SUPPLIED MATERIAL:
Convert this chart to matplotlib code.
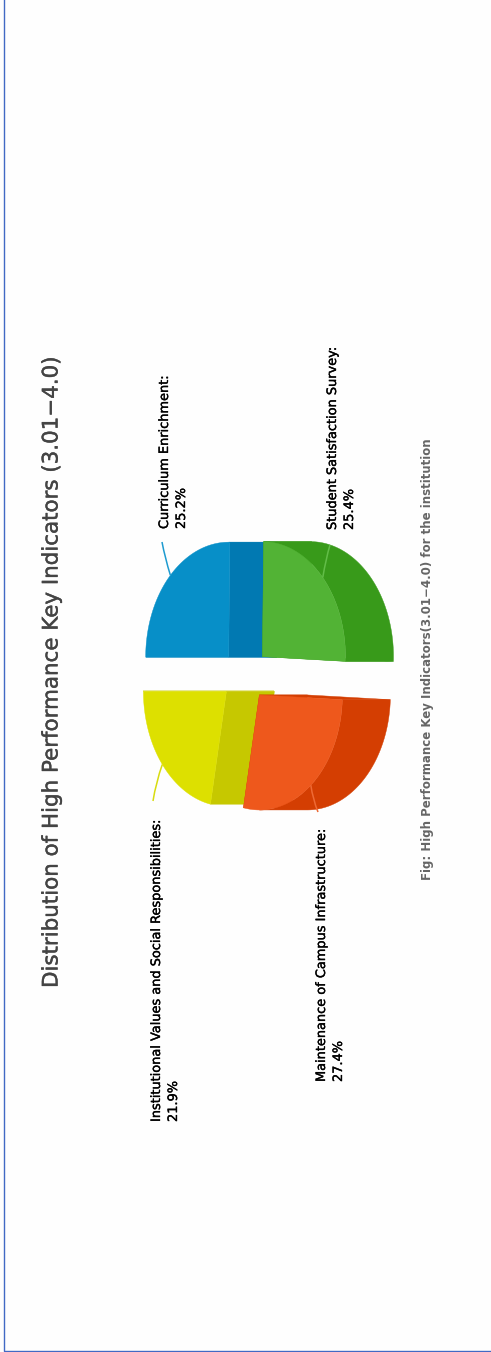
# -*- coding: utf-8 -*-
import numpy as np
import matplotlib
matplotlib.use("Agg")
import matplotlib.pyplot as plt
import matplotlib.patheffects as pe
from matplotlib.patches import PathPatch
from matplotlib.path import Path

# data
categories = ["Curriculum Enrichment", "Student Satisfaction Survey",
              "Maintenance of Campus Infrastructure",
              "Institutional Values and Social Responsibilities"]
values = [25.2, 25.4, 27.4, 21.9]
title = "Distribution of High Performance Key Indicators (3.01\u22124.0)"
caption = "Fig: High Performance Key Indicators(3.01\u22124.0) for the institution"

# layout, in pixels of the finished picture (the chart is turned on its side)
cx, cy = 245, 676
semi_x, semi_y = 83, 115
depth = 48
explode_x = [0.28, 0.29, 0.28, 0.29]
explode_y = [0.23, 0.245, 0.21, 0.21]
top_colors = ["#078FC8", "#52B335", "#EE581C", "#DDE000"]
side_colors = ["#0179B2", "#389A1A", "#D43E02", "#C6C800"]
line_colors = ["#1E9BD0", "#62BD48", "#EE6A35", "#D8DC10"]
label_pos = [(158, 529), (326, 530), (315, 1082), (150, 1122)]
leader_tips = [(162, 542), (330, 545), (318, 812), (153, 801)]
leader_bend = [(165, 558), (326, 558), (313, 800), (156, 782)]
draw_order = [0, 3, 1, 2]


def arc(ax_center, a0, a1, n=80):
    # angles run clockwise from 12 o'clock of the unturned chart
    t = np.radians(np.linspace(a0, a1, n))
    return np.column_stack([ax_center[0] - semi_x * np.cos(t),
                            ax_center[1] - semi_y * np.sin(t)])


def fill(ax, pts, color, z):
    ax.fill(pts[:, 0], pts[:, 1], color=color, lw=0.3, zorder=z)


fig = plt.figure(figsize=(4.91, 13.52), dpi=100, facecolor="#FEFEFE")
ax = fig.add_axes([0, 0, 1, 1])
ax.set_xlim(0, 491)
ax.set_ylim(1352, 0)
ax.axis("off")

ends = np.cumsum(values) / np.sum(values) * 360
starts = np.concatenate([[0], ends[:-1]])
shift = np.array([depth, 0])
heavier = [pe.withStroke(linewidth=0.25, foreground="black")]

for z, i in enumerate(draw_order):
    a0, a1 = starts[i], ends[i]
    mid = np.radians((a0 + a1) / 2)
    apex = np.array([cx - explode_x[i] * semi_x * np.cos(mid),
                     cy - explode_y[i] * semi_y * np.sin(mid)])
    top = arc(apex, a0, a1)
    # radial faces
    for edge in (top[0], top[-1]):
        face = np.array([apex, apex + shift, edge + shift, edge])
        fill(ax, face, side_colors[i], z * 2)
    # outer wall, only the part of the rim that faces the viewer
    lo, hi = max(a0, 90), min(a1, 270)
    if lo < hi:
        rim = arc(apex, lo, hi)
        fill(ax, np.vstack([rim, (rim + shift)[::-1]]), side_colors[i], z * 2)
    fill(ax, np.vstack([apex, top]), top_colors[i], z * 2 + 1)

    # leader line from the rim middle, curving out to the label
    start = arc(apex, np.degrees(mid), np.degrees(mid), 1)[0]
    path = Path([start, leader_bend[i], leader_tips[i]],
                [Path.MOVETO, Path.CURVE3, Path.CURVE3])
    ax.add_patch(PathPatch(path, fc="none", ec=line_colors[i], lw=1.1, zorder=20))
    ax.text(label_pos[i][0], label_pos[i][1],
            "%s:\n%.1f%%" % (categories[i], values[i]),
            rotation=90, ha="left", va="bottom", multialignment="left",
            fontsize=9.3, color="black", family="DejaVu Sans", linespacing=1.4,
            zorder=21, path_effects=heavier)

ax.text(41.5, 988, title, rotation=90, ha="left", va="bottom", fontsize=15.4,
        color="#444444", family="DejaVu Sans",
        path_effects=[pe.withStroke(linewidth=0.3, foreground="#444444")])
ax.text(421, 880, caption, rotation=90, ha="left", va="bottom", fontsize=8.45,
        color="#666666", family="DejaVu Sans", fontweight="bold")

# thin blue frame on the left and bottom
ax.plot([4.5, 4.5, 491], [0, 1351, 1351], color="#4169C4", lw=1.0, zorder=30)

fig.savefig("out.png", dpi=100, facecolor=fig.get_facecolor())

INSTRUCTIONS TO FOLLOW: Only the lines from the start of the material through the line containing "from matplotlib.path import Path" should be transcribed. Pictures stay out.

SOLVED EXERCISE:
Convert this chart to matplotlib code.
# -*- coding: utf-8 -*-
import numpy as np
import matplotlib
matplotlib.use("Agg")
import matplotlib.pyplot as plt
import matplotlib.patheffects as pe
from matplotlib.patches import PathPatch
from matplotlib.path import Path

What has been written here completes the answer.